## Directive
Exactly the lines from the one containing "Output the Python" through the one containing "plt.rcParams['font.family'] = ['Liberation" are to be returned, please, without any pictures.

(Charts and diagrams as code)

+++++

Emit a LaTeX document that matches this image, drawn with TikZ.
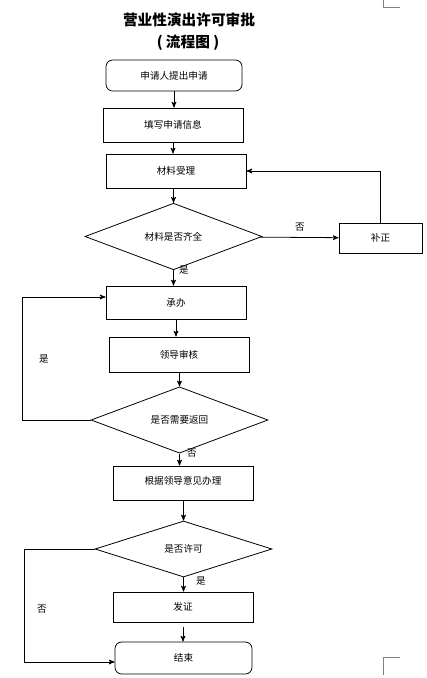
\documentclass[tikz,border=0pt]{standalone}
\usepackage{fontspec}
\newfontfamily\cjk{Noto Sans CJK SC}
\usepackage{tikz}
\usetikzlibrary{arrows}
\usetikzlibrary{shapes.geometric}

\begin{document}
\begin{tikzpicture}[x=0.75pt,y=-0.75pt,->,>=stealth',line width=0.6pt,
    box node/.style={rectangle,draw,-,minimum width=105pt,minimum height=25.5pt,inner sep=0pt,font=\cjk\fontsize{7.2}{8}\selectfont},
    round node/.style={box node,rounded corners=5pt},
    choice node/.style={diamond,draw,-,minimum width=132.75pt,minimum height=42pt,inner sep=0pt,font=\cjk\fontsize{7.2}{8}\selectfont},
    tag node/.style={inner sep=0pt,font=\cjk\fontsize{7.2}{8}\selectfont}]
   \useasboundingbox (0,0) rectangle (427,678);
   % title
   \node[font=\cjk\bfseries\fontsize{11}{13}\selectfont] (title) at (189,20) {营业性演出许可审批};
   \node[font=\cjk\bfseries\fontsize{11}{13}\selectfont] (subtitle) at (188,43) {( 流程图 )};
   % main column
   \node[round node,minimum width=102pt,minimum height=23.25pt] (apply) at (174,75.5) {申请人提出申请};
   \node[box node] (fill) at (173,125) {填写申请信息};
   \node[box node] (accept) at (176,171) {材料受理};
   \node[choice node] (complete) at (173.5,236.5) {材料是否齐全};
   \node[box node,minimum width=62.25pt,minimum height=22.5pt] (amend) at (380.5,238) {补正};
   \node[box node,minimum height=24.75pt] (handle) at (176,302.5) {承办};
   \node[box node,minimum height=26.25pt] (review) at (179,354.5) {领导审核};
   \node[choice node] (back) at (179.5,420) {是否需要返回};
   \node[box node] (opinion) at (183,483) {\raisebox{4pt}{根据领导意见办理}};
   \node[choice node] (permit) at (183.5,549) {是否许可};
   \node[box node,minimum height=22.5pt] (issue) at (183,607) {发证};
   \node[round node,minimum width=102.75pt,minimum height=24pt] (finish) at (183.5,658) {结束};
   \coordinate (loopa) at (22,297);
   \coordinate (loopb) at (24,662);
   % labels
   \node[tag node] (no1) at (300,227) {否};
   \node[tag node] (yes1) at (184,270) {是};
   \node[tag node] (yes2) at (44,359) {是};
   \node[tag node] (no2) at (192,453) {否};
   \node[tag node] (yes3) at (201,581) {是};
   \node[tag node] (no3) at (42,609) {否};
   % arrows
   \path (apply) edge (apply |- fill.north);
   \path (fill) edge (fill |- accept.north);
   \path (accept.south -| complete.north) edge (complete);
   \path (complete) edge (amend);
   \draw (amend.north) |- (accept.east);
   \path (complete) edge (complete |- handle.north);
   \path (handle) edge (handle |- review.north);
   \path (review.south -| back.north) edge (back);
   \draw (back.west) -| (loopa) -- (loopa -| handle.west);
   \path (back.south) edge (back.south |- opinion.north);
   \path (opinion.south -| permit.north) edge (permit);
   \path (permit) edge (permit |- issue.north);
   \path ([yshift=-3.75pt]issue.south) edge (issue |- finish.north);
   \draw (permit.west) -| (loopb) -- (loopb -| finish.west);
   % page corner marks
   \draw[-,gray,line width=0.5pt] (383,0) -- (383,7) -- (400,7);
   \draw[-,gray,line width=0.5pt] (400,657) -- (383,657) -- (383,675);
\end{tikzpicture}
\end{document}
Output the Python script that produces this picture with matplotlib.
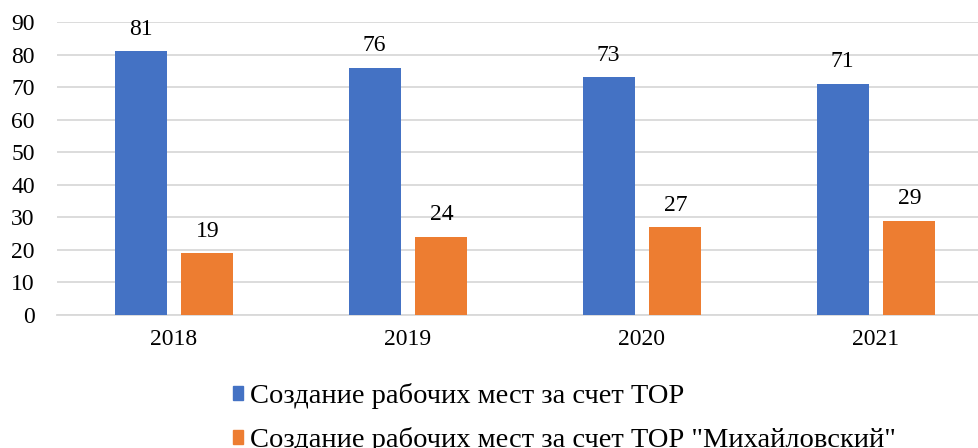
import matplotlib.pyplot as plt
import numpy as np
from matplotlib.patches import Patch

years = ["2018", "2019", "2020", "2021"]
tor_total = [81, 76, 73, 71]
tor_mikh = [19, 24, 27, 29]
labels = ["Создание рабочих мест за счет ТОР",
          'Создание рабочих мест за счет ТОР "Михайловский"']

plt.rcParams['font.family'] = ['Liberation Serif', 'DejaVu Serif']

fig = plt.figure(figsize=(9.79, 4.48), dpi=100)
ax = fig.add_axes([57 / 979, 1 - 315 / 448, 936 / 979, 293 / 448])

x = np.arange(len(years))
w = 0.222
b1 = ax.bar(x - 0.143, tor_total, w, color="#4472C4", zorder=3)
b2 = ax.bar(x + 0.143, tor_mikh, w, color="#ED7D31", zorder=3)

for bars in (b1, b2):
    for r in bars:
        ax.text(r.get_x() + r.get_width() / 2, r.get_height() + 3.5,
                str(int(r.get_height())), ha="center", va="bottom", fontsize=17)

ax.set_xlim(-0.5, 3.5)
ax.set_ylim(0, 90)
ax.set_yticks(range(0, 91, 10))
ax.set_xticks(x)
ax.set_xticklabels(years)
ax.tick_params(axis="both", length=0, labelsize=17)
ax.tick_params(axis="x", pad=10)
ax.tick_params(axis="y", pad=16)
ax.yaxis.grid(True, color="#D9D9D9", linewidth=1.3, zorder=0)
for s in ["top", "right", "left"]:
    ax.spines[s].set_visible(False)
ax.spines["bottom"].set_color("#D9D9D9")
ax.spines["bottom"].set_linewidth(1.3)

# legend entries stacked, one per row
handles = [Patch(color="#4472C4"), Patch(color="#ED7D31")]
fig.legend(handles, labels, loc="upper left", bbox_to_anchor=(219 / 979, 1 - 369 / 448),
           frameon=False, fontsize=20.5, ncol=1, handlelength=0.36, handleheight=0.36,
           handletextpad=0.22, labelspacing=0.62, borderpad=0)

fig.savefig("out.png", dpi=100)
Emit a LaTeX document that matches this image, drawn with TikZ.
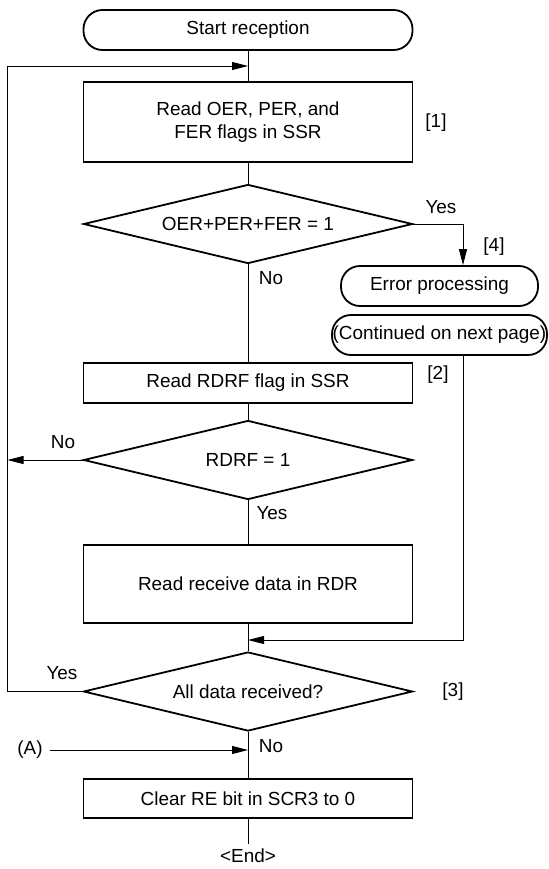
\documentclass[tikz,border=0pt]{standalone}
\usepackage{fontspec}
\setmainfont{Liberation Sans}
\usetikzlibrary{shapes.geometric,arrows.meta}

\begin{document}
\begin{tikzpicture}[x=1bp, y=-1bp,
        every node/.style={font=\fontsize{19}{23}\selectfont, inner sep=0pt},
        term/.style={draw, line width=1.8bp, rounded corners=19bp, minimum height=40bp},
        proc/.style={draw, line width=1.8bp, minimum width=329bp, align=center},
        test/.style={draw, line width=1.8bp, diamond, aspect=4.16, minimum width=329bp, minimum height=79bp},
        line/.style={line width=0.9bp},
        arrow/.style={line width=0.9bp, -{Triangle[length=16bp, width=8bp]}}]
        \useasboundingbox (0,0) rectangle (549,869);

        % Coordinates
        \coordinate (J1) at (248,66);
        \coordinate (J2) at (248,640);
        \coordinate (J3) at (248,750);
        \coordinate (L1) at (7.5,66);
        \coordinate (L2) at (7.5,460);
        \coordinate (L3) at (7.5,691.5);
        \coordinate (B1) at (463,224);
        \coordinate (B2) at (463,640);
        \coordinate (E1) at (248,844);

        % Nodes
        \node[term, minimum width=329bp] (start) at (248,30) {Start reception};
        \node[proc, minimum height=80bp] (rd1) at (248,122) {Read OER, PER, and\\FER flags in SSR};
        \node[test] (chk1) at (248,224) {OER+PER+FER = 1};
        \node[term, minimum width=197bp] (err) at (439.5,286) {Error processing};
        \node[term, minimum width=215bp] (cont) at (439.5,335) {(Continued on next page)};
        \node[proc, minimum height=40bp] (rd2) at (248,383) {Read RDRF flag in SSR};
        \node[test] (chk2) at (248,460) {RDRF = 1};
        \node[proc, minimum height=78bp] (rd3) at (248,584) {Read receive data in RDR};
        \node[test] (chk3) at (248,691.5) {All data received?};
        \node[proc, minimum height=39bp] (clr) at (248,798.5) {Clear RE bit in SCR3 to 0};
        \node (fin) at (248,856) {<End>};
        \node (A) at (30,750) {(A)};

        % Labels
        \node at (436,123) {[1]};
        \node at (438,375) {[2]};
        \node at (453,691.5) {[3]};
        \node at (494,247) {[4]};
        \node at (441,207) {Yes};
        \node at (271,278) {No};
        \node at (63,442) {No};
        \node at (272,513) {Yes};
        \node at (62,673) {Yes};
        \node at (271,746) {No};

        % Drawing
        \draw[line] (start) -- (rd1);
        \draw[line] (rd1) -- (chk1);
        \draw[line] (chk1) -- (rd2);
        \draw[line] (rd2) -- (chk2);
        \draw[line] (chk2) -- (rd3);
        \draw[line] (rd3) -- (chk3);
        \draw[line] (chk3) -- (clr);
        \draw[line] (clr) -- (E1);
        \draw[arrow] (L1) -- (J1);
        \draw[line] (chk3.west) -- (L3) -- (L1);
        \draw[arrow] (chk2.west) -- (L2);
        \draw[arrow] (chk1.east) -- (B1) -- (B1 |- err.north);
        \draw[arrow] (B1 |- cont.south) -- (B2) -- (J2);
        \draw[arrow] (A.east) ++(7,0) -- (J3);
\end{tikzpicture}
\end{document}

+++++

## Solution
Output the Python script that produces this picture with matplotlib.
import matplotlib.pyplot as plt
import numpy as np
from matplotlib.patches import Patch

years = ["2018", "2019", "2020", "2021"]
tor_total = [81, 76, 73, 71]
tor_mikh = [19, 24, 27, 29]
labels = ["Создание рабочих мест за счет ТОР",
          'Создание рабочих мест за счет ТОР "Михайловский"']

plt.rcParams['font.family'] = ['Liberation Serif', 'DejaVu Serif']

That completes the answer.